I do not consider the foregoing lists as being anything like exhaustive (indeed I have the names of a few others from the north which I purposely keep back); many of them I have both seen and eaten, 40 years ago and more. My two lists I have obtained from six sources, three north and three east coast, extending over 35 years, and I have been surprised at their great general uniformity. In all, the sort called parakaraka is said to be “the oldest variety”; the lists from the East Coast did not clearly specify the differences.

Appendix B.

“I suspected the cause,” says Mr. Knight, “of the constant failure of the early potato to produce seeds, to be the preternaturally early formation of [36] the tuberous root, which draws off for its support that portion of the sap which in other varieties of the same species affords nutriment to the blossoms and seeds, and experiment soon satisfied me that my conjectures were perfectly well founded. I took several methods of placing the plants to grow in such a situation as enabled me readily to prevent the formation of the tuberous roots, but the following appeared the best. Having fixed strong stakes in the ground I raised the mould in a heap round the bases of them, and in contact with the stakes: on their south sides I planted the potatoes from which I wished to obtain seeds.
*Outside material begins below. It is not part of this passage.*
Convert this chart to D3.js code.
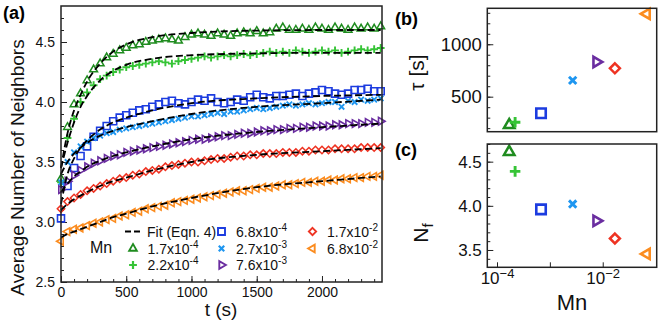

When the young plants were about four inches high, they were secured to the stakes with shreds and nails, and the mould was then washed away by a strong current of water from the bases of their stems, so that the fibrous roots only of the plants entered into the soil. The fibrous roots of this plant are perfectly distinct organs from the runners which give existence, and subsequently convey nutriment, to the tuberous roots; and as the runners spring from the stems only of the plants, which are, in the mode of culture I have described, placed wholly out of the soil, the formation of tuberous roots is easily prevented; and whenever this is done numerous blossoms will soon appear, and almost every blossom will afford fruit and seed.”

Appendix C.

A List of the different Varieties of Taro formerly cultivated by the Maoris.

1. The varieties grown and used in the North, namely—Bay of Islands Hokianga, and Kaitaia Districts.

The best kinds were the three following:
*1. Pongo,
*2. Turitaka. Varieties having a pleasing scent.
3. Potango, a very superior sort, greatly prized.

Those three were eaten as popoa—sacred food used by the priests, (tohungas) on the death of chiefs; and also on the Iriiringa—the ceremonially naming of a newly-born chief’s child; pigeons were eaten with them as a relish.

4. Awanga, a very abundant grower and therefore prized.
*5. Wairuaarangi, a sweet, grateful kind, having a flesh of a peculiar pink tinge.
6. Ngongoro, a very large and prized sort.

Those three were used for noble or welcome visitors; one of this last variety, ngongoro, was said to have been sufficient for a man, but if a very great eater he might be able to manage two, hence, perhaps, its name, ngongoro—wonderful! from Onomatopaeia, that being the name of the strong nasal sound usually emitted on expressing great astonishment at anything. [37]

7. Mamaku,
8. Haukopa. Good kinds, usually eaten at the hahunga—exhuming and scraping the bones of a chief.
9. Tokotokohau, a large kind used at feasts.
*10. Kinakina, used by workmen when working together in large bodies.

2. The varieties formerly grown here at Hawke’s Bay and on the East Coast, south of the East Cape, not included in the above list:—

11. Paeangaanga.
12. Kohuorangi.
13. Patai.
14. Matatiti.
15. Takatakaapo.
16. Tautaumahei.
17. Koareare, a white-fleshed sort.
18. Kakatarahaere, a dark-fleshed sort.
19. Upokotiketike.

Also Nos. 1, 2, 5, and 10, marked with a star.

Besides those they had here two others, which I have never seen; they were peculiar (if they really were taros, which, from their names, I doubt).

20. Uhikoko (“he taro noa, otira he pai ano”—a common taro of the usual kind, but a very good one).

21. Uhiraurenga.

Of this last it is said, “he taro tapu tenei, he atua, whanatu rawa te ringa ki te hopu kia taona hei kai, rere atu ana.” = This was a sacred taro (or one used only for tabooed purposes); it was a demon (or something extraordinary), when the hand of the taker was stretched forth to lay hold of it, that it might be baked for food, lo! it suddenly removed away.

Several of those taros I have both seen and eaten.